In 2014 the European Ombudsman, Emily O’Reilly, carried out an own-initiative inquiry in order to receive feedback on how effectively the ECI procedure was working. Throughout 2015, this instrument will be up for official review. Proposals to solve the lacking ECI’s result have been raised during the ECI Day 2015 event in Brussels, held at the European Economic and Social Committee on 13 April 2015.
On this occasion, an open letter with ideas aimed at strengthening ECI’s effectiveness has been presented to European Commission First Vice President Frans Timmermans. Signed by 21 ECI campaigns, it calls on the Commission to propose a deep amendment to the ECI’s Regulation 211/2011. Thus some of the concerns and proposals, coming from associations committed in enhancing the ECI, could be useful to pinpoint the major shortcomings that slow down the effectiveness of this key democratic tool.
One of the remarkable change that could serve to enhance ECI’s results, is that the “legal admissibility check” at registration could be replaced instead with an “opinion on legal competence” that does not prevent an ECI from being registered, bearing in mind that 90% of all registered ECI’s never reach enough supporters to obtain any response from the Commission. Replacing the “legal admissibility check” at registration with an “opinion on legal competence” could led at least to preserve and spread public discussions on important issues.
Another flaw raised regards the fact that many potential supporters have refused to sign an ECI when asked to share ID numbers. Furthermore public awareness of the ECI is quite low. ECI needs to be promoted as an official EU instrument to raise public awareness and overcome citizen distrust of sharing required personal data. Increase in public and media awareness seems crucial in order to help the campaigns in successfully meeting the 1 million threshold for signature. Being a democratic tool, the ECI could benefit from a public infrastructure for practical and financial support. Those are just some of the bottlenecks recently highlighted during the ECI Day 2015 in Brussels.

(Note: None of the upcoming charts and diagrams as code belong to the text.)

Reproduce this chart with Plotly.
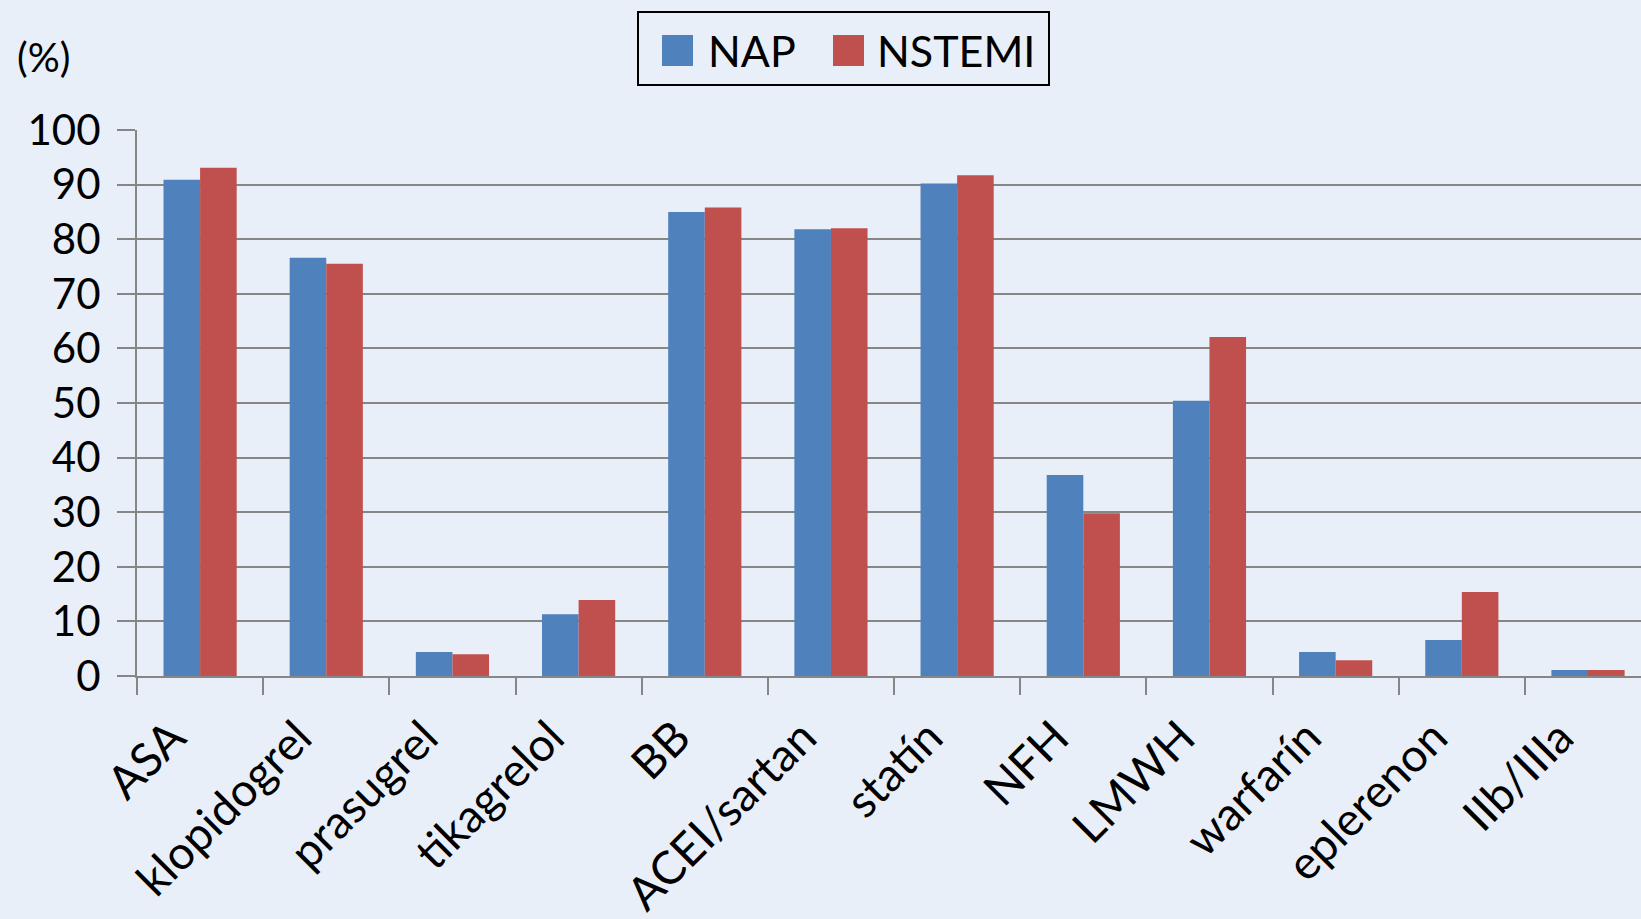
import plotly.graph_objects as go

categories = ["ASA", "klopidogrel", "prasugrel", "tikagrelol", "BB", "ACEI/sartan",
              "statín", "NFH", "LMWH", "warfarín", "eplerenon", "IIb/IIIa"]
nap = [90.9, 76.6, 4.4, 11.3, 85.0, 81.8, 90.2, 36.8, 50.4, 4.4, 6.6, 1.1]
nstemi = [93.1, 75.5, 4.0, 13.9, 85.8, 82.0, 91.7, 29.8, 62.1, 2.9, 15.4, 1.1]
series_names = ["NAP", "NSTEMI"]
y_ticks = list(range(0, 101, 10))

BLUE = "#4F81BD"
RED = "#C0504D"
BG = "#E9EFF8"
GRID = "#868686"
FONT = "Lato"

fig = go.Figure()
fig.add_trace(go.Bar(x=categories, y=nap, name=series_names[0], marker_color=BLUE,
                     marker_line_width=0, showlegend=False))
fig.add_trace(go.Bar(x=categories, y=nstemi, name=series_names[1], marker_color=RED,
                     marker_line_width=0, showlegend=False))

fig.update_layout(
    width=1641, height=919,
    paper_bgcolor=BG, plot_bgcolor=BG,
    margin=dict(l=137, r=0, t=130, b=243),
    barmode="group", bargap=0.42, bargroupgap=0,
    font=dict(family=FONT, size=42, color="black"),
)
fig.update_xaxes(
    range=[-0.5, 11.42], showline=True, linecolor=GRID, linewidth=2,
    ticks="outside", tickson="boundaries", ticklen=17, tickwidth=2, tickcolor=GRID,
    tickangle=-45, tickfont=dict(size=46), showgrid=False,
    ticklabelstandoff=14, ticklabelshift=-28, automargin=False,
)
fig.update_yaxes(
    range=[0, 100], tickvals=y_ticks, showline=True, linecolor=GRID, linewidth=2,
    ticks="outside", ticklen=18, tickwidth=2, tickcolor=GRID,
    showgrid=True, gridcolor=GRID, gridwidth=2, zeroline=False,
    tickfont=dict(size=42), ticklabelstandoff=8, automargin=False,
)

# "(%)" label
fig.add_annotation(text="(%)", xref="paper", yref="paper", x=(43 - 137) / 1504, y=(676 - 57) / 546,
                   xanchor="center", yanchor="middle", showarrow=False,
                   font=dict(size=40))

# legend drawn manually to match the large swatches
fig.add_shape(type="rect", xref="paper", yref="paper",
              x0=(638 - 137) / 1504, x1=(1049 - 137) / 1504,
              y0=(676 - 85) / 546, y1=(676 - 12) / 546,
              line=dict(color="black", width=2), fillcolor=BG)
for name, color, sx, tx in [(series_names[0], BLUE, 662, 706),
                            (series_names[1], RED, 833, 875)]:
    fig.add_shape(type="rect", xref="paper", yref="paper",
                  x0=(sx - 137) / 1504, x1=(sx + 31 - 137) / 1504,
                  y0=(676 - 66) / 546, y1=(676 - 35) / 546,
                  line=dict(width=0), fillcolor=color)
    fig.add_annotation(text=name, xref="paper", yref="paper",
                       x=(tx - 137) / 1504, y=(676 - 50) / 546,
                       xanchor="left", yanchor="middle", showarrow=False,
                       font=dict(size=43))

fig.write_html("out.html", config={"displayModeBar": False},
               post_script="document.body.style.margin='0';")
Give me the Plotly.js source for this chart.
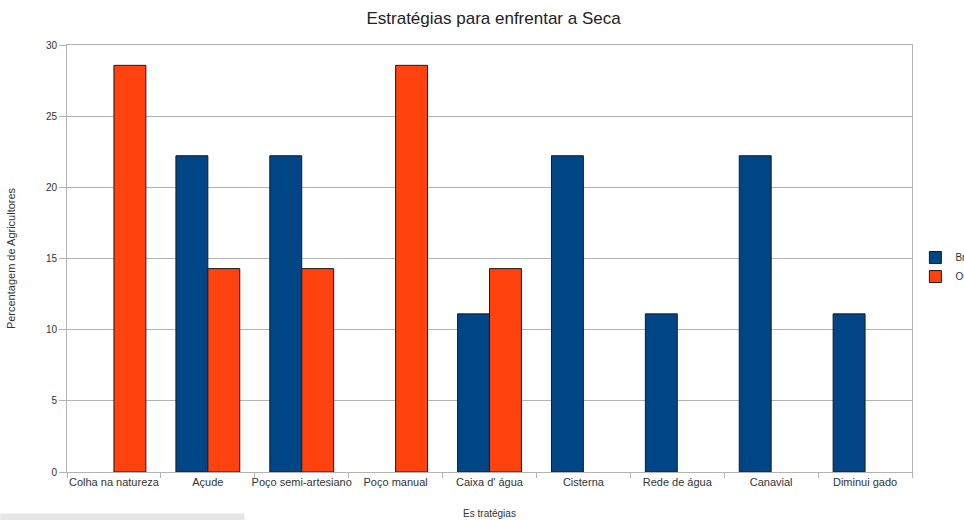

Following the European Economic and Social Committee debate, the European Parliament and Council will also discuss potential ECI reform later this year. Some simple change to the ECI Regulation 211/2011 could strengthen the ECI as a tool for public dialogue and citizen engagement. It will also help to reverse the threat of a negative trend affecting the use of this democratic instrument.
For this reasons EU citizens’ awareness of ECI’s viability should be enhanced, making some reform of ECI Regulation 211/2011 a widely sharable step.